Simon and Paul had virtually no knowledge of the game, but their desire to explore a new subject area, coupled with their interest in connections and influences, would lead to an incredible global journey.

The pair had been working on a 3D animation sci-fi film but struggled to find funding, something that turned out to be the catalyst for an inimitable and astonishing 584-page tome.

“We both loved books and had been inspired by books, so we looked at getting into that. But we decided if we were going to do it, it had to be the best possible book there was to make,” said Paul.

After subsequent investigation into golf, and the dawning realisation that golf courses were the ultimate installation of art and architecture and something people could interact with, and idea was born, and in April 2008, Simon and Paul found themselves at the EIGCA architects’ convention in Holland.

Their different line of questioning helped the architects see themselves in a different light, and would turn out to be the springboard for a fully-fledged investigation and deconstruction of the game.

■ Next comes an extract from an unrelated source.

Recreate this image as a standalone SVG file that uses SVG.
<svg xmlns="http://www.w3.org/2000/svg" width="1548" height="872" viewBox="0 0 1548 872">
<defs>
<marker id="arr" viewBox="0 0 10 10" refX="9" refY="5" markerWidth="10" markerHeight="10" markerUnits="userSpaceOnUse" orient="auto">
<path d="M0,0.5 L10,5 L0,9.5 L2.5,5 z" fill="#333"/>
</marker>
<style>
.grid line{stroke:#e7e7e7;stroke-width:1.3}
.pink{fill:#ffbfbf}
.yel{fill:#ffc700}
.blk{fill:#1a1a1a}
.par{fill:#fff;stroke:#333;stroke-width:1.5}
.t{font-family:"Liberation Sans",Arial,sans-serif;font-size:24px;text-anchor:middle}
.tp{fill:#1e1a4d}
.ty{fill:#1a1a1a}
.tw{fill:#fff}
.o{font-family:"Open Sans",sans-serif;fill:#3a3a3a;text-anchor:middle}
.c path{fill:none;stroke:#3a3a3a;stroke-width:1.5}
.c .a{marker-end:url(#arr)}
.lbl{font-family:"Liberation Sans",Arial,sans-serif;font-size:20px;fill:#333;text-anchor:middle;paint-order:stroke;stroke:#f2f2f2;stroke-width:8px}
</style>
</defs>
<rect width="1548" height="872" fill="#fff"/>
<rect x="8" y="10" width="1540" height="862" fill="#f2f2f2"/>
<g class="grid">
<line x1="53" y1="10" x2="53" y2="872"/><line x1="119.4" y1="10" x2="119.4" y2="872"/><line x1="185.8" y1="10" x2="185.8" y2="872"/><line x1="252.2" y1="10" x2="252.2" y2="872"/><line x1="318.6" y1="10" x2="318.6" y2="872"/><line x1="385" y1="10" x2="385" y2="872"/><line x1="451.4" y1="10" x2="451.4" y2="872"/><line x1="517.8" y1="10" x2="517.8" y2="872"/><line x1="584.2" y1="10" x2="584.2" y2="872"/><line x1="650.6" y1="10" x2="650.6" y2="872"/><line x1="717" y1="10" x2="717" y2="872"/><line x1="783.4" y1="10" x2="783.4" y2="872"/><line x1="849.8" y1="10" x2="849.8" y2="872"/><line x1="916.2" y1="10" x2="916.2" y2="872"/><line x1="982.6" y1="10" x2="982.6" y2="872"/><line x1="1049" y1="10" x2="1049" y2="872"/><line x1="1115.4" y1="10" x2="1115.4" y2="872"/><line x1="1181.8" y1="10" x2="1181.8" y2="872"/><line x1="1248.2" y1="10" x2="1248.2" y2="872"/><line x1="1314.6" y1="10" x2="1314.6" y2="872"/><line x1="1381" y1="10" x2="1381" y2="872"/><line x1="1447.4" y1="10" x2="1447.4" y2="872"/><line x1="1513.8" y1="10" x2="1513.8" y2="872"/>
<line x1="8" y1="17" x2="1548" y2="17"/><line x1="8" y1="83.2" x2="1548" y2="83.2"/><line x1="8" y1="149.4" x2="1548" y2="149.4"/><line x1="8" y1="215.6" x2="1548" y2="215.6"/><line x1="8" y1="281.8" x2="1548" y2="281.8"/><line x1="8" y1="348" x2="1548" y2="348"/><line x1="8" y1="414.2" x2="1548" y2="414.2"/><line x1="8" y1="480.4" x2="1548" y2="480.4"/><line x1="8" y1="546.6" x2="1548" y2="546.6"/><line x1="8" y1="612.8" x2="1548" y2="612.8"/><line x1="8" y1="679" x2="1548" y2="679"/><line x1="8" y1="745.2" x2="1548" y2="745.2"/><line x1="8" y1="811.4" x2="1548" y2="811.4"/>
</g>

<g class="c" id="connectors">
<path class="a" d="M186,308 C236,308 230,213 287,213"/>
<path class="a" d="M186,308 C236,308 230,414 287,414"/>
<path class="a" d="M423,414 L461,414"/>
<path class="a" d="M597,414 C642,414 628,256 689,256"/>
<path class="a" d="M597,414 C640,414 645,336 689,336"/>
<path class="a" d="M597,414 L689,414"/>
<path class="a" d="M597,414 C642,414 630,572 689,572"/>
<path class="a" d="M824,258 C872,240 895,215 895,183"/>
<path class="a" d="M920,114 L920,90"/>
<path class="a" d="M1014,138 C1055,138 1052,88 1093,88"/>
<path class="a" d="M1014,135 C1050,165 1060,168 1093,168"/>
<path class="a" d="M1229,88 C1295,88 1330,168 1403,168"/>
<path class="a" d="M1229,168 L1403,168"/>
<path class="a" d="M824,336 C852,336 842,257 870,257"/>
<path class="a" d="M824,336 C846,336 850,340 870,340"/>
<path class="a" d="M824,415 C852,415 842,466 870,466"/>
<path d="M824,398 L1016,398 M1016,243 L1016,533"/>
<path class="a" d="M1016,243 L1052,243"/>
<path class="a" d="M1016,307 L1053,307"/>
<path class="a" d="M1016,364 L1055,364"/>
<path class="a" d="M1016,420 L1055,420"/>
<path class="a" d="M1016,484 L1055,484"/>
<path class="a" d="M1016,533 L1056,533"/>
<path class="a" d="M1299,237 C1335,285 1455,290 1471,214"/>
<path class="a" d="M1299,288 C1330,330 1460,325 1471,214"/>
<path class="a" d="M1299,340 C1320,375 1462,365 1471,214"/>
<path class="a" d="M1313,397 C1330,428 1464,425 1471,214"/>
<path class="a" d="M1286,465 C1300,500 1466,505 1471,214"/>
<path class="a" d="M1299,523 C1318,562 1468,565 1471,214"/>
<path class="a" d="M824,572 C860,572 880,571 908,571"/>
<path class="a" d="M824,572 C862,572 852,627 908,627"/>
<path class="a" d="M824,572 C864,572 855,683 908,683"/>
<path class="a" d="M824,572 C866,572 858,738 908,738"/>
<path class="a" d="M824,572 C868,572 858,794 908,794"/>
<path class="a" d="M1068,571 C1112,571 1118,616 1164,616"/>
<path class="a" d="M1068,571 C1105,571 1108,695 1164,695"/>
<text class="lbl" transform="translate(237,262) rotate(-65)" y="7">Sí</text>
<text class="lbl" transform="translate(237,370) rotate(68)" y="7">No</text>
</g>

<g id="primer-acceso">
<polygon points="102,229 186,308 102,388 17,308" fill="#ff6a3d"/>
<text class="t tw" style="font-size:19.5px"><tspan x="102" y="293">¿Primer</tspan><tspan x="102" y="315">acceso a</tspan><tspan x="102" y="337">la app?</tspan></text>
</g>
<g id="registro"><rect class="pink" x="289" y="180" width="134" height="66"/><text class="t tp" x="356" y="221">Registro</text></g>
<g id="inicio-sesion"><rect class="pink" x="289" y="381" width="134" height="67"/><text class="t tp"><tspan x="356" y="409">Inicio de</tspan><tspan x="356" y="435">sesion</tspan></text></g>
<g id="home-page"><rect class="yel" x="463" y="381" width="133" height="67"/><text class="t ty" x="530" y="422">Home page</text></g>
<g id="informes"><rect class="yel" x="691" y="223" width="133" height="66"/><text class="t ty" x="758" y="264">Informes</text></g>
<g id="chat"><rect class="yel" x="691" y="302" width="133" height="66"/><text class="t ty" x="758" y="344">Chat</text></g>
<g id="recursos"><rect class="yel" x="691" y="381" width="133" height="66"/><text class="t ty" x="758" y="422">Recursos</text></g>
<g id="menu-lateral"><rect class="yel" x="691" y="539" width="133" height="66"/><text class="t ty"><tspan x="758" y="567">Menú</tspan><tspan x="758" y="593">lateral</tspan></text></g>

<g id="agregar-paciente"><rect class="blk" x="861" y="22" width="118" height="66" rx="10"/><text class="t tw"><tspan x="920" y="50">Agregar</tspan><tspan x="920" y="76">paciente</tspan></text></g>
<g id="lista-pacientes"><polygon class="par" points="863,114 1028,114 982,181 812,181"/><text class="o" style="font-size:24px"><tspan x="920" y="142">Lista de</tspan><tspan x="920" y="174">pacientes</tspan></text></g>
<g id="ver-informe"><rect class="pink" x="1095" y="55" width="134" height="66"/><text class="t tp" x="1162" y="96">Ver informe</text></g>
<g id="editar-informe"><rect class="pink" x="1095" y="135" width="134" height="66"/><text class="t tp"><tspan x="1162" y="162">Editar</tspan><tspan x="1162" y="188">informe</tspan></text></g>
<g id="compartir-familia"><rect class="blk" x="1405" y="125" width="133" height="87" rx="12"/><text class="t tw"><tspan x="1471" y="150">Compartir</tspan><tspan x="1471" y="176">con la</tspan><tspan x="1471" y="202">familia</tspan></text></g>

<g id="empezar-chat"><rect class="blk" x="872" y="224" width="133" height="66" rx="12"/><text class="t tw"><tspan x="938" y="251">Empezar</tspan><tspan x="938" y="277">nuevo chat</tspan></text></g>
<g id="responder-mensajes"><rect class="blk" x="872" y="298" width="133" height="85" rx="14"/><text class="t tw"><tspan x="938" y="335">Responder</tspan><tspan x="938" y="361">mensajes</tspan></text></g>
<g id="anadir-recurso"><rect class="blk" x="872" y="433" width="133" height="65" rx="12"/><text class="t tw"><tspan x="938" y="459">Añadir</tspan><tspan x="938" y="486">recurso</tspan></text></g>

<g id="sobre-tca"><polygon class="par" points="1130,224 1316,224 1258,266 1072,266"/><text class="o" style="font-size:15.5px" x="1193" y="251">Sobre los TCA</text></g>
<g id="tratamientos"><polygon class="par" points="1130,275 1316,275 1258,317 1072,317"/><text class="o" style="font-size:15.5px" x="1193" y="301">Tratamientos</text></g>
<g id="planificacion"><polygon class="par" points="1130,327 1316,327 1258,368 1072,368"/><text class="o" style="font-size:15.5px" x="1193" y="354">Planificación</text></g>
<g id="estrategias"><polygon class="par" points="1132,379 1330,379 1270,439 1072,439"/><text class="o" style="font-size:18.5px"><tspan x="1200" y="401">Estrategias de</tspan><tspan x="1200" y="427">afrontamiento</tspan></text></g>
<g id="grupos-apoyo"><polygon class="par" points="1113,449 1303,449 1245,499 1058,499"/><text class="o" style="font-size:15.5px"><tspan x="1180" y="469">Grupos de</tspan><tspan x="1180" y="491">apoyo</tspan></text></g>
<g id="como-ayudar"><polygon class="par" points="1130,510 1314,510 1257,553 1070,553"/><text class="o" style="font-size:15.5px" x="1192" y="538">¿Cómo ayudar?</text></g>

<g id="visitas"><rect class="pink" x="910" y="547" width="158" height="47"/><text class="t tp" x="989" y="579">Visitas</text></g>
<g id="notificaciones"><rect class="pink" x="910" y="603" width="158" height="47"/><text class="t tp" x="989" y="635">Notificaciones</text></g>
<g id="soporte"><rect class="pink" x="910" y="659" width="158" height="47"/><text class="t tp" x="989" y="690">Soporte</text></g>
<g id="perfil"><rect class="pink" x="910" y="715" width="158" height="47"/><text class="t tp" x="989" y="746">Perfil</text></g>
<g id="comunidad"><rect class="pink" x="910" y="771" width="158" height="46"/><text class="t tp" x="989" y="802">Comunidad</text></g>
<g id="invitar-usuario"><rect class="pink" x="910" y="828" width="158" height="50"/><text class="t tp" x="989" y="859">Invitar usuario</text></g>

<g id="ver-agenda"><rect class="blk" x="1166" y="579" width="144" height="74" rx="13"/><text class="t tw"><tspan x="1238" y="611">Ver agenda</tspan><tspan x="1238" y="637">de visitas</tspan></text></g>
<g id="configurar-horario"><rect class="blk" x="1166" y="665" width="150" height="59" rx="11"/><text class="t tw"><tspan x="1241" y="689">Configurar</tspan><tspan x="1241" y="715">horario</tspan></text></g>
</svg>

From that point onwards, they travelled around the world, meeting people, following leads, storyboarding ideas and restoring antique images in exchange for the rights to use them.

“Simon would be piecing together the connections of the writing side, then I’d be giving it a visual sense. It was a real combination of these two disciplines going on this same journey, and formulating this parallel story and mindset. As non-golfers, the journey kept us engaged, and gave us the belief this could be really special,” said Paul.

The journey would take another unexpected twist when the pair also became publishers. They simply didn’t have the money to go down traditional publishing routes, so Simon and Paul formulated their own business plan, based on restoring and digitalising various pieces of imagery, thus eliminating costs.

Despite the project’s inherent open-mindedness, there were some constraints. The duo had done their sums and worked out they had enough money for a 320-page work. One Sunday morning, however, the realisation struck home that they were only half way through the book.

“We’d just doubled the price of the book, but we’d have sold ourselves and the reader short at that point if we’d just said ‘that’s it’.”

An additional 264 pages were to follow, but only after they had sourced more money to enable them to continue.

That funding missing led to a series of chance meetings with the likes of Alice Cooper and Frank Christian – the legendary Augusta and revered golf photographer – and would ultimately lead to the book being launched during the 2012 Masters.

“I can honestly say that we’ve not had a single negative response to the book. Everyone that has picked it up has been bowled over by it,” says Simon.

“I suppose when you look back at it, for two people to have done what we have is remarkable. I think we’ve managed to to what any kind of artist or writer wants to do, and that is ultimately to inspire someone to think in a different way.”